After about ten minutes the man reappeared and gave me my money back without any explanation.   I rejoined a relieved Jan and spent the next few minutes counting our money, it was all there.
We waited with tension mounting, not helped by a Greek lady who was on her own, and kept coming and going, looking more frazzled each time, the last time she was in tears.   Jan tried to help but there was a language problem.   Finally the call came, Jan and I were separated, women and children one way men the other.   The men had to undergo a body search, when this done we were allowed out onto the tarmac.

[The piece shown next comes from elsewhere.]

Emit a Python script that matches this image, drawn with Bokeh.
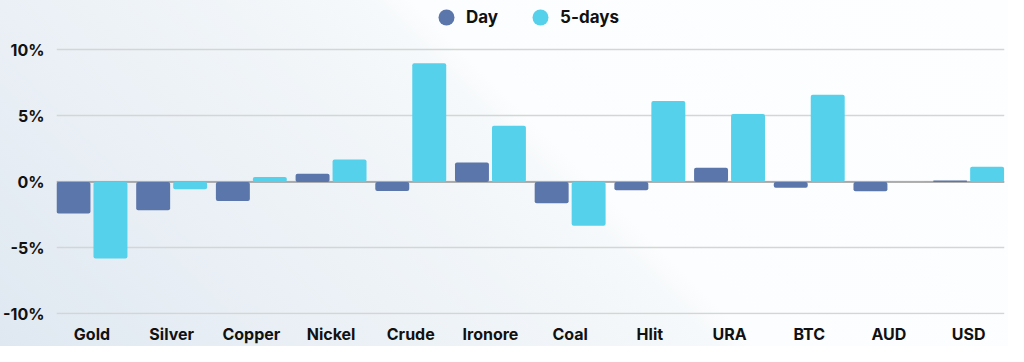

I thought, ‘that’s it no more hassles’.   Wrong, further along by the tarmac gates was another check point and another body search!!   Finally I reached the aircraft, one last duty, that was to load our baggage into the aircrafts hold, yet another security thing, it ensured that if I had a bomb in our luggage, I would be blown up with it.   Up the stairs and into the aircraft under the eagle eye of yet more security people.   Jan was already settled in and I took my place a few seats away.
  As I sat down a hostess passed, I caught her eye.   “As soon as you can bring me a double whisky” she smiled and nodded.
At last we took off, there was a deep feeling of relief as first Benina airport and then the Libyan coastline fell behind the Olympic Airways aircraft.   We had hardly crossed the coast when the hostess arrived with my double whisky, heaven indeed, next stop Athens then a week in Bangkok.  
A culture shock awaited us, but that’s another story.